Example of triangular M&A
Walmart created a subsidiary to buy Yihaodian, an online retailer in China. This deal exemplifies a forward triangular merger.
The reverse triangular merger strategy was used in Amazon's acquisition of One Medical, in which Amazon established a shell company that was absorbed by One Medical, thus making One Medical a subsidiary of Amazon.
M&A types based on the structure and outcome of the combination are:
Statutory
Statutory M&A occurs when a larger company acquires a smaller target company, leading to the target's dissolution while the larger company continues to operate with the acquired assets and liabilities.
Example of statutory M&A
Johnson & Johnson acquired Actelion Ltd through a statutory merger in 2017, resulting in the dissolution of Actelion Ltd and the transfer of its assets and liabilities to Johnson & Johnson.
Consolidation
This type of M&A involves two or more companies coming together to establish a new legal entity, with the original companies ceasing to exist.

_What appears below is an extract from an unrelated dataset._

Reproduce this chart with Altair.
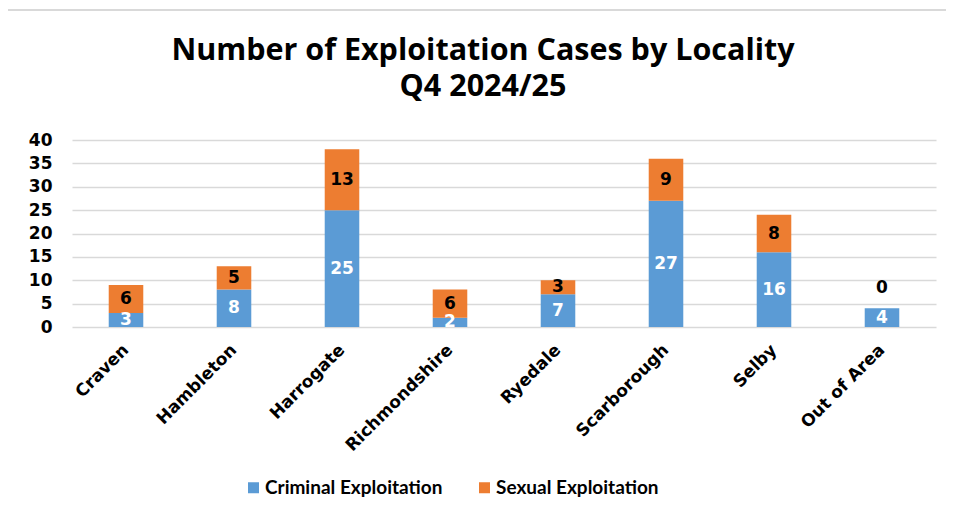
import altair as alt
import pandas as pd

localities = ["Craven", "Hambleton", "Harrogate", "Richmondshire", "Ryedale",
              "Scarborough", "Selby", "Out of Area"]
series_names = ["Criminal Exploitation", "Sexual Exploitation"]
criminal = [3, 8, 25, 2, 7, 27, 16, 4]
sexual = [6, 5, 13, 6, 3, 9, 8, 0]
colors = ["#5B9BD5", "#ED7D31"]
y_ticks = [0, 5, 10, 15, 20, 25, 30, 35, 40]

rows = []
for i, loc in enumerate(localities):
    rows.append({"locality": loc, "series": series_names[0], "value": criminal[i], "ord": 0})
    rows.append({"locality": loc, "series": series_names[1], "value": sexual[i], "ord": 1})
df = pd.DataFrame(rows)

x_axis = alt.Axis(labelAngle=-45, labelAlign="right", labelBaseline="middle",
                  labelFont="DejaVu Sans", labelFontWeight="bold", labelFontSize=17,
                  labelColor="#000000", labelPadding=20, ticks=False, domain=False,
                  labelOverlap=False, title=None)
y_axis = alt.Axis(values=y_ticks, labelFont="DejaVu Sans",
                  labelFontWeight="bold", labelFontSize=17, labelColor="#000000",
                  labelPadding=20, ticks=False, domain=False, labelOverlap=False,
                  gridColor="#d9d9d9", gridWidth=1.5, title=None)
x_scale = alt.Scale(paddingInner=0.68, paddingOuter=0.34)
y_scale = alt.Scale(domain=[0, 40])

bars = alt.Chart(df).mark_bar().encode(
    x=alt.X("locality:N", sort=localities, scale=x_scale, axis=x_axis),
    y=alt.Y("value:Q", stack="zero", scale=y_scale, axis=y_axis),
    color=alt.Color("series:N", scale=alt.Scale(domain=series_names, range=colors),
                    legend=alt.Legend(title=None, orient="none", direction="horizontal",
                                      legendX=172, legendY=338, symbolType="square",
                                      symbolSize=121, symbolStrokeWidth=0, labelFont="Lato",
                                      labelFontWeight="bold", labelFontSize=19,
                                      labelColor="#000000", columnPadding=32, labelOffset=2,
                                      labelLimit=300)),
    order=alt.Order("ord:Q", sort="ascending"),
)

stacked = alt.Chart(df).transform_stack(
    stack="value", groupby=["locality"], as_=["v0", "v1"],
    sort=[alt.SortField("ord", order="ascending")]
).transform_calculate(mid="(datum.v0 + datum.v1) / 2")

labels = stacked.transform_filter("datum.value > 0").mark_text(
    font="DejaVu Sans", fontWeight="bold", fontSize=17, baseline="middle"
).encode(
    x=alt.X("locality:N", sort=localities, scale=x_scale, axis=x_axis),
    y=alt.Y("mid:Q", scale=y_scale, axis=y_axis),
    text="value:Q",
    color=alt.condition("datum.ord == 0", alt.value("#ffffff"), alt.value("#000000")),
)

zero_labels = stacked.transform_filter("datum.value == 0").mark_text(
    font="DejaVu Sans", fontWeight="bold", fontSize=17, baseline="middle", dy=-20, color="#000000"
).encode(
    x=alt.X("locality:N", sort=localities, scale=x_scale, axis=x_axis),
    y=alt.Y("mid:Q", scale=y_scale, axis=y_axis),
    text="value:Q",
)

frame = alt.Chart(alt.Data(values=[{"a": 1}])).mark_rect(
    fill=None, stroke="#d9d9d9", strokeWidth=2
).encode(x=alt.value(-67), x2=alt.value(900), y=alt.value(-130), y2=alt.value(400))

chart = alt.layer(frame, bars, labels, zero_labels).properties(
    width=864, height=187,
    background="#ffffff",
    autosize=alt.AutoSizeParams(type="none"),
    padding={"left": 64, "top": 132, "right": 10, "bottom": 181},
    title=alt.TitleParams(["Number of Exploitation Cases by Locality", "Q4 2024/25"],
                          font="Open Sans", fontWeight="bold", fontSize=30.5, color="#000000",
                          anchor="middle", frame="group", dx=-21, offset=-93, lineHeight=36),
).configure_view(strokeWidth=0)

chart.save("out.html", embed_options={"renderer": "svg", "actions": False})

Example of consolidation M&A
Exxon and Mobil, two distinct oil companies, consolidated through a merger in 1998. After the merger, both Exxon and Mobil ceased to exist separately and formed a new legal entity, ExxonMobil.
Subsidiary
In this type, the target continues to operate its business while becoming a subsidiary of the acquirer.
Example of subsidiary M&A
A well-known example is Google's acquisition of YouTube in 2006, which resulted in YouTube becoming a subsidiary that continues to operate under Google.
Make the right choice
Choosing the right type of transaction in an M&A depends on various factors, including motivations, desired outcomes, and deal structure. The purpose behind a deal largely determines the type and strategy to be used. Understanding and defining the type of merger or acquisition is just the initial step in the strategy development phase, marking the beginning of the complex M&A process.